▸ **Your goal**:
Leave out the pictures; transcribe all else exactly.

▸ **Recorded information**:
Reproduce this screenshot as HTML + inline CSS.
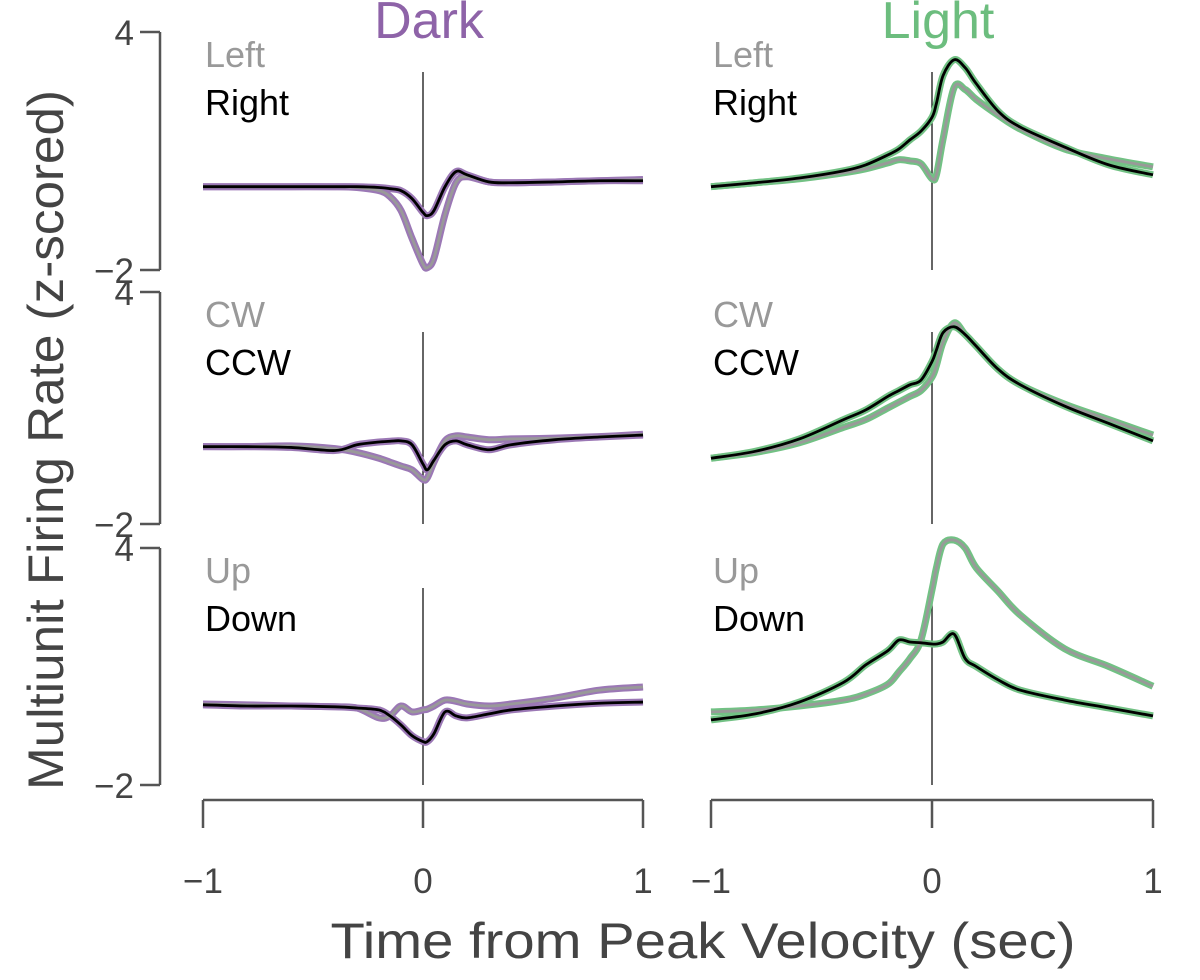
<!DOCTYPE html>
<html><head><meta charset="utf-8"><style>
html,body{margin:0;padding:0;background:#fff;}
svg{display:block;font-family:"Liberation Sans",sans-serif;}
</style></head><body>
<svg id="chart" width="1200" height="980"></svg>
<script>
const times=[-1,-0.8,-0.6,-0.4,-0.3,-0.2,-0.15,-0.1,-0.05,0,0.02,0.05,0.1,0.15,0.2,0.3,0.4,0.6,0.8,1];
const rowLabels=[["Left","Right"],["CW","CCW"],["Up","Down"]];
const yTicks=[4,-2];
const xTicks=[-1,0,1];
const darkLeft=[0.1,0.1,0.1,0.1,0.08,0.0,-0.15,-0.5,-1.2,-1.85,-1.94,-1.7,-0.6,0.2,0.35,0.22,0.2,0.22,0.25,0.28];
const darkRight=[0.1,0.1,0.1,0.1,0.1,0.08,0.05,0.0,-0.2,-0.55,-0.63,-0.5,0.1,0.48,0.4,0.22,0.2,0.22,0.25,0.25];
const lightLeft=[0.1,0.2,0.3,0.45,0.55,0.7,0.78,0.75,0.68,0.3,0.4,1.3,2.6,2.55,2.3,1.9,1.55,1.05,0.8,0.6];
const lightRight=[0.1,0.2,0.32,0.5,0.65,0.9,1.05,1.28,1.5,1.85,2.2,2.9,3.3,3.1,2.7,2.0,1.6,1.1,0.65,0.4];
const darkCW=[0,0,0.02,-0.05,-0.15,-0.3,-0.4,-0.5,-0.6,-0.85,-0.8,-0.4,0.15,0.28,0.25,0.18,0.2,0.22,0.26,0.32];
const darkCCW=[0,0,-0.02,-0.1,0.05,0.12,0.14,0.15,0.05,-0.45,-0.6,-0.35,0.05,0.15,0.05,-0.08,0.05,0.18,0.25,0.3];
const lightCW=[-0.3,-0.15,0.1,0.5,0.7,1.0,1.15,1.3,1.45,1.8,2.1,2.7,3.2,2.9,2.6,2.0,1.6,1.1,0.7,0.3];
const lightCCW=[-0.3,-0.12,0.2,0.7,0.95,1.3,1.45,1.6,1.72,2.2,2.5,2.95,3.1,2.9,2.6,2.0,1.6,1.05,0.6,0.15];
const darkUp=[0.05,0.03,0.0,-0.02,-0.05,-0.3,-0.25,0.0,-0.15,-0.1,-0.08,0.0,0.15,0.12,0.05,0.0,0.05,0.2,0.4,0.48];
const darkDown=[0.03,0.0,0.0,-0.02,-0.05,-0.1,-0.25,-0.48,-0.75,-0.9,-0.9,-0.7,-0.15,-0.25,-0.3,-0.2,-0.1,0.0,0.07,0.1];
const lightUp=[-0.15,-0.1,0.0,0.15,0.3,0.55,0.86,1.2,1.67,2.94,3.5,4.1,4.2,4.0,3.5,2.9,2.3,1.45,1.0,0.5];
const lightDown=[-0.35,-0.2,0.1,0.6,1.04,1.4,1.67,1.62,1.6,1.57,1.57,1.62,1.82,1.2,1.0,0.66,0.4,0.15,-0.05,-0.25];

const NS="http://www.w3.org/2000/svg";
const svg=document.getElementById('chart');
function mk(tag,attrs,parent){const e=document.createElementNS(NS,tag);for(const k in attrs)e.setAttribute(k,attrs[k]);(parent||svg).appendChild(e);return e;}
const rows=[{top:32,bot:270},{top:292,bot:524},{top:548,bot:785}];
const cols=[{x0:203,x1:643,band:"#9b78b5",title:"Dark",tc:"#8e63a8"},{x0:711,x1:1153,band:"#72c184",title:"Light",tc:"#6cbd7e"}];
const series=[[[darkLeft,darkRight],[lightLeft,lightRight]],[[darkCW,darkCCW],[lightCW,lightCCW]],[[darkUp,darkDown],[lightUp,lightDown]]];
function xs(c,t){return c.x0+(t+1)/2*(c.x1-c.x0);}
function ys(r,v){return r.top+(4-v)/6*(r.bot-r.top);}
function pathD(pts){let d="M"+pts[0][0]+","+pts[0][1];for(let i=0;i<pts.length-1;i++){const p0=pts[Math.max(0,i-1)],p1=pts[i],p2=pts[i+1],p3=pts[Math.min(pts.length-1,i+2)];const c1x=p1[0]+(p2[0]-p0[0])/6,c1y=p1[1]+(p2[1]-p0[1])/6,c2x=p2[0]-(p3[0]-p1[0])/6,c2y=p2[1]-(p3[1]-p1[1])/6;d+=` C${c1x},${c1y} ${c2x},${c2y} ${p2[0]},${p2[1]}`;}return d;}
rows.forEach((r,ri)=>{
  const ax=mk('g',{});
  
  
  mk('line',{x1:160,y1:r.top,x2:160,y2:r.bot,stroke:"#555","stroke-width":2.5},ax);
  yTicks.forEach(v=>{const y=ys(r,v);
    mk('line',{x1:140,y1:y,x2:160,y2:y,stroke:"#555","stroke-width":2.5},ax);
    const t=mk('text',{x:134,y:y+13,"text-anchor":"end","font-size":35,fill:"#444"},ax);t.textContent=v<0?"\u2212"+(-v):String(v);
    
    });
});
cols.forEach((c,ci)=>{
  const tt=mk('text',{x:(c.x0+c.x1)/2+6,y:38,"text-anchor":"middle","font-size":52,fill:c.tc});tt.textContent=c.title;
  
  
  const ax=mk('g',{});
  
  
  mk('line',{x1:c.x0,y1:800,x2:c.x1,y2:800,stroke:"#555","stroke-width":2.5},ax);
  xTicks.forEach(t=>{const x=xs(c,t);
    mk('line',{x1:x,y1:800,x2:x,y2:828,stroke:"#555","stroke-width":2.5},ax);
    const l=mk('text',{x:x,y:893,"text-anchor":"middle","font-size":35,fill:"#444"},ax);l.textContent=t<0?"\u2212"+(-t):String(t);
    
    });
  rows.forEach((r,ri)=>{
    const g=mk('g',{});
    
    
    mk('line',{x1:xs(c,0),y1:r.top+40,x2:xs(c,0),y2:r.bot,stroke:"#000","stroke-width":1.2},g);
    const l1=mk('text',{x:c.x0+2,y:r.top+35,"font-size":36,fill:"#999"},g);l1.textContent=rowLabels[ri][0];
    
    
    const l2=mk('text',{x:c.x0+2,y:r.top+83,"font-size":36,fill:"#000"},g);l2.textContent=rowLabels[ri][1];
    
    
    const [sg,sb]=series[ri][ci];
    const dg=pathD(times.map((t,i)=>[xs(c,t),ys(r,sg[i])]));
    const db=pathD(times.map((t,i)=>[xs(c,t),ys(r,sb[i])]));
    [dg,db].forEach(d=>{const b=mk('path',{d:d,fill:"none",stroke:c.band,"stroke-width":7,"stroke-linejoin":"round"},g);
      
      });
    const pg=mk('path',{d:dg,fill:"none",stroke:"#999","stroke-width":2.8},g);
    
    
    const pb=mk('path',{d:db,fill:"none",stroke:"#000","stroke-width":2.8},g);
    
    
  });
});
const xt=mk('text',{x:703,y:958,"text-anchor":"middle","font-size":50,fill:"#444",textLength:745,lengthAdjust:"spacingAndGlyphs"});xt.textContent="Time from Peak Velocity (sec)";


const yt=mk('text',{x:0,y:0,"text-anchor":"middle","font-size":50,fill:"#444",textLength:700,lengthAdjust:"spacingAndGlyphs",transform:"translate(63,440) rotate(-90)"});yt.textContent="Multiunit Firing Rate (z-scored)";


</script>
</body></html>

▸ **Right answer**:
Reproduce this screenshot as HTML + inline CSS.
<!DOCTYPE html>
<html><head><meta charset="utf-8"><style>
html,body{margin:0;padding:0;background:#fff;}
svg{display:block;font-family:"Liberation Sans",sans-serif;}
</style></head><body>
<svg id="chart" width="1200" height="980"></svg>
<script>
const times=[-1,-0.8,-0.6,-0.4,-0.3,-0.2,-0.15,-0.1,-0.05,0,0.02,0.05,0.1,0.15,0.2,0.3,0.4,0.6,0.8,1];
const rowLabels=[["Left","Right"],["CW","CCW"],["Up","Down"]];
const yTicks=[4,-2];
const xTicks=[-1,0,1];
const darkLeft=[0.1,0.1,0.1,0.1,0.08,0.0,-0.15,-0.5,-1.2,-1.85,-1.94,-1.7,-0.6,0.2,0.35,0.22,0.2,0.22,0.25,0.28];
const darkRight=[0.1,0.1,0.1,0.1,0.1,0.08,0.05,0.0,-0.2,-0.55,-0.63,-0.5,0.1,0.48,0.4,0.22,0.2,0.22,0.25,0.25];
const lightLeft=[0.1,0.2,0.3,0.45,0.55,0.7,0.78,0.75,0.68,0.3,0.4,1.3,2.6,2.55,2.3,1.9,1.55,1.05,0.8,0.6];
const lightRight=[0.1,0.2,0.32,0.5,0.65,0.9,1.05,1.28,1.5,1.85,2.2,2.9,3.3,3.1,2.7,2.0,1.6,1.1,0.65,0.4];
const darkCW=[0,0,0.02,-0.05,-0.15,-0.3,-0.4,-0.5,-0.6,-0.85,-0.8,-0.4,0.15,0.28,0.25,0.18,0.2,0.22,0.26,0.32];
const darkCCW=[0,0,-0.02,-0.1,0.05,0.12,0.14,0.15,0.05,-0.45,-0.6,-0.35,0.05,0.15,0.05,-0.08,0.05,0.18,0.25,0.3];
const lightCW=[-0.3,-0.15,0.1,0.5,0.7,1.0,1.15,1.3,1.45,1.8,2.1,2.7,3.2,2.9,2.6,2.0,1.6,1.1,0.7,0.3];
const lightCCW=[-0.3,-0.12,0.2,0.7,0.95,1.3,1.45,1.6,1.72,2.2,2.5,2.95,3.1,2.9,2.6,2.0,1.6,1.05,0.6,0.15];
const darkUp=[0.05,0.03,0.0,-0.02,-0.05,-0.3,-0.25,0.0,-0.15,-0.1,-0.08,0.0,0.15,0.12,0.05,0.0,0.05,0.2,0.4,0.48];
const darkDown=[0.03,0.0,0.0,-0.02,-0.05,-0.1,-0.25,-0.48,-0.75,-0.9,-0.9,-0.7,-0.15,-0.25,-0.3,-0.2,-0.1,0.0,0.07,0.1];
const lightUp=[-0.15,-0.1,0.0,0.15,0.3,0.55,0.86,1.2,1.67,2.94,3.5,4.1,4.2,4.0,3.5,2.9,2.3,1.45,1.0,0.5];
const lightDown=[-0.35,-0.2,0.1,0.6,1.04,1.4,1.67,1.62,1.6,1.57,1.57,1.62,1.82,1.2,1.0,0.66,0.4,0.15,-0.05,-0.25];

const NS="http://www.w3.org/2000/svg";
const svg=document.getElementById('chart');
function mk(tag,attrs,parent){const e=document.createElementNS(NS,tag);for(const k in attrs)e.setAttribute(k,attrs[k]);(parent||svg).appendChild(e);return e;}
const rows=[{top:32,bot:270},{top:292,bot:524},{top:548,bot:785}];
const cols=[{x0:203,x1:643,band:"#9b78b5",title:"Dark",tc:"#8e63a8"},{x0:711,x1:1153,band:"#72c184",title:"Light",tc:"#6cbd7e"}];
const series=[[[darkLeft,darkRight],[lightLeft,lightRight]],[[darkCW,darkCCW],[lightCW,lightCCW]],[[darkUp,darkDown],[lightUp,lightDown]]];
function xs(c,t){return c.x0+(t+1)/2*(c.x1-c.x0);}
function ys(r,v){return r.top+(4-v)/6*(r.bot-r.top);}
function pathD(pts){let d="M"+pts[0][0]+","+pts[0][1];for(let i=0;i<pts.length-1;i++){const p0=pts[Math.max(0,i-1)],p1=pts[i],p2=pts[i+1],p3=pts[Math.min(pts.length-1,i+2)];const c1x=p1[0]+(p2[0]-p0[0])/6,c1y=p1[1]+(p2[1]-p0[1])/6,c2x=p2[0]-(p3[0]-p1[0])/6,c2y=p2[1]-(p3[1]-p1[1])/6;d+=` C${c1x},${c1y} ${c2x},${c2y} ${p2[0]},${p2[1]}`;}return d;}
rows.forEach((r,ri)=>{
  const ax=mk('g',{});
  
  
  mk('line',{x1:160,y1:r.top,x2:160,y2:r.bot,stroke:"#555","stroke-width":2.5},ax);
  yTicks.forEach(v=>{const y=ys(r,v);
    mk('line',{x1:140,y1:y,x2:160,y2:y,stroke:"#555","stroke-width":2.5},ax);
    const t=mk('text',{x:134,y:y+13,"text-anchor":"end","font-size":35,fill:"#444"},ax);t.textContent=v<0?"\u2212"+(-v):String(v);
    
    });
});
cols.forEach((c,ci)=>{
  const tt=mk('text',{x:(c.x0+c.x1)/2+6,y:38,"text-anchor":"middle","font-size":52,fill:c.tc});tt.textContent=c.title;
  
  
  const ax=mk('g',{});
  
  
  mk('line',{x1:c.x0,y1:800,x2:c.x1,y2:800,stroke:"#555","stroke-width":2.5},ax);
  xTicks.forEach(t=>{const x=xs(c,t);
    mk('line',{x1:x,y1:800,x2:x,y2:828,stroke:"#555","stroke-width":2.5},ax);
    const l=mk('text',{x:x,y:893,"text-anchor":"middle","font-size":35,fill:"#444"},ax);l.textContent=t<0?"\u2212"+(-t):String(t);
    
    });
  rows.forEach((r,ri)=>{
    const g=mk('g',{});
    
    
    mk('line',{x1:xs(c,0),y1:r.top+40,x2:xs(c,0),y2:r.bot,stroke:"#000","stroke-width":1.2},g);
    const l1=mk('text',{x:c.x0+2,y:r.top+35,"font-size":36,fill:"#999"},g);l1.textContent=rowLabels[ri][0];
    
    
    const l2=mk('text',{x:c.x0+2,y:r.top+83,"font-size":36,fill:"#000"},g);l2.textContent=rowLabels[ri][1];
    
    
    const [sg,sb]=series[ri][ci];
    const dg=pathD(times.map((t,i)=>[xs(c,t),ys(r,sg[i])]));
    const db=pathD(times.map((t,i)=>[xs(c,t),ys(r,sb[i])]));
    [dg,db].forEach(d=>{const b=mk('path',{d:d,fill:"none",stroke:c.band,"stroke-width":7,"stroke-linejoin":"round"},g);
      
      });
    const pg=mk('path',{d:dg,fill:"none",stroke:"#999","stroke-width":2.8},g);
    
    
    const pb=mk('path',{d:db,fill:"none",stroke:"#000","stroke-width":2.8},g);
    
    
  });
});
const xt=mk('text',{x:703,y:958,"text-anchor":"middle","font-size":50,fill:"#444",textLength:745,lengthAdjust:"spacingAndGlyphs"});xt.textContent="Time from Peak Velocity (sec)";


const yt=mk('text',{x:0,y:0,"text-anchor":"middle","font-size":50,fill:"#444",textLength:700,lengthAdjust:"spacingAndGlyphs",transform:"translate(63,440) rotate(-90)"});yt.textContent="Multiunit Firing Rate (z-scored)";


</script>
</body></html>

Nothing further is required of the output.